Please copy the lines below exactly, from the first one through the line showing "CartesianGrid, ReferenceLine, Legend".

>> start

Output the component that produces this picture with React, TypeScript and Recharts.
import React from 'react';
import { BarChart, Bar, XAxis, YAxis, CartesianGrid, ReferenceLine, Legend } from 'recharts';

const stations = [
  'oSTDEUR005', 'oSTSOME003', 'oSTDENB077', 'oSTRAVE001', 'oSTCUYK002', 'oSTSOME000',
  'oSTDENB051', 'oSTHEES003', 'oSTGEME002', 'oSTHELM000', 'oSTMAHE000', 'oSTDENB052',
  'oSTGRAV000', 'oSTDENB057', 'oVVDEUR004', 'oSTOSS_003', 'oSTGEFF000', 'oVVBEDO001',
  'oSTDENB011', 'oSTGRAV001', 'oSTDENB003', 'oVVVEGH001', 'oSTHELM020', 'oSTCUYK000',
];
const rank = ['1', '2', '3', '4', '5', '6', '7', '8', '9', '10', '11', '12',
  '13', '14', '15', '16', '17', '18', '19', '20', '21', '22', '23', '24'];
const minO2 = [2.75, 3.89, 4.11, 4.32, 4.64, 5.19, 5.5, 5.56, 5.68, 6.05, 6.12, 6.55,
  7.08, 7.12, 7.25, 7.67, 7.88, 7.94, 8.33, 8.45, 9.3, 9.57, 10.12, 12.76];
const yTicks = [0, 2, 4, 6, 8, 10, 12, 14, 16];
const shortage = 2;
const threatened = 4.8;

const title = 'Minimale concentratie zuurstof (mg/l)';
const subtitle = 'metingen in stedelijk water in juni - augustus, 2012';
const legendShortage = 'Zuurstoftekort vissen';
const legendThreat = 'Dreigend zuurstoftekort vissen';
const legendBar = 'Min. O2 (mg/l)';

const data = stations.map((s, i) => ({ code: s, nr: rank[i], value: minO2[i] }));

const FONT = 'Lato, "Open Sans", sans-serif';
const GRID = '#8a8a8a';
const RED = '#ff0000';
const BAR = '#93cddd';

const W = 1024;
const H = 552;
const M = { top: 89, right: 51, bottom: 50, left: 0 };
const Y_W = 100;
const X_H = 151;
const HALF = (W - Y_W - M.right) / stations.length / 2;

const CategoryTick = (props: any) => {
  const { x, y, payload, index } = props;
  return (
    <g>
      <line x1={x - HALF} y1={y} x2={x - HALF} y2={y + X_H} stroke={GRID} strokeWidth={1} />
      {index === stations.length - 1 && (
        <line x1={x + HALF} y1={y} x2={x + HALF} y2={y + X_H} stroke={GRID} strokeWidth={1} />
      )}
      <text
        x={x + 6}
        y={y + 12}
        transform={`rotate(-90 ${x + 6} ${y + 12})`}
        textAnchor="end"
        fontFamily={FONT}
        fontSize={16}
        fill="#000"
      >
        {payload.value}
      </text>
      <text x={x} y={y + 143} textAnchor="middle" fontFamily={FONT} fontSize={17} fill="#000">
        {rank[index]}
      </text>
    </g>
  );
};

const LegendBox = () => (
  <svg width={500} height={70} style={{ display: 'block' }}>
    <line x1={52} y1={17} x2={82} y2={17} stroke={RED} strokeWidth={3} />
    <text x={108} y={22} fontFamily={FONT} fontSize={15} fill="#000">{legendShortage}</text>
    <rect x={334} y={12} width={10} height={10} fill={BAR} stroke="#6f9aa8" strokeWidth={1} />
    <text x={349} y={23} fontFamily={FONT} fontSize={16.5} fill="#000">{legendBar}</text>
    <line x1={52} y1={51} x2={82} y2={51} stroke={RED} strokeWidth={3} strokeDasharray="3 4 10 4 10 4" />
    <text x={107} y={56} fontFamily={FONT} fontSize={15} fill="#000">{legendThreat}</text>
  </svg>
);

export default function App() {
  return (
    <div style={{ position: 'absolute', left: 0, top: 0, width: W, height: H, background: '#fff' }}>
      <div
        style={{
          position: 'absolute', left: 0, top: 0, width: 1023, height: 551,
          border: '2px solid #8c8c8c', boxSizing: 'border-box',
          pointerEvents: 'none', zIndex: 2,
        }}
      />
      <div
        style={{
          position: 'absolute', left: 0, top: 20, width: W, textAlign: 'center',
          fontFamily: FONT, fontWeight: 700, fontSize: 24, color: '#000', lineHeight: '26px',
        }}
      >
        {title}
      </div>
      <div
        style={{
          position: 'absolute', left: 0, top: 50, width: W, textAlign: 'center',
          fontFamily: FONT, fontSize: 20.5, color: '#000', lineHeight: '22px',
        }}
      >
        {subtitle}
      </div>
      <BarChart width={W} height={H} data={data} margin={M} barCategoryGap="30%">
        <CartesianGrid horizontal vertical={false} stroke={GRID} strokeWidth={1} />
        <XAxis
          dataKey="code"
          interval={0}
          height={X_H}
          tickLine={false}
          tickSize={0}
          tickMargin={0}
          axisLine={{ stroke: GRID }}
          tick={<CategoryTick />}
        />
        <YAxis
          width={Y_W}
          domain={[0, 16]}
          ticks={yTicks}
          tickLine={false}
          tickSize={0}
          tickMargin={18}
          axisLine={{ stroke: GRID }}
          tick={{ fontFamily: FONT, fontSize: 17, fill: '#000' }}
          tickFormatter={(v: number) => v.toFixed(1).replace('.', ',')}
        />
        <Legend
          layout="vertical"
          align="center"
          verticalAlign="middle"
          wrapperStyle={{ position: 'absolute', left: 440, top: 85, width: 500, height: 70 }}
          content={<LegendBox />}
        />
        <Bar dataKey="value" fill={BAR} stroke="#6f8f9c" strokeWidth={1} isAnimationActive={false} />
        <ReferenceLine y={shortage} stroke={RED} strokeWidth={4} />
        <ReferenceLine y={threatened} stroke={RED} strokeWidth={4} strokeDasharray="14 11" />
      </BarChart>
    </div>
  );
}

>> end

Task answer
Output the component that produces this picture with React, TypeScript and Recharts.
import React from 'react';
import { BarChart, Bar, XAxis, YAxis, CartesianGrid, ReferenceLine, Legend } from 'recharts';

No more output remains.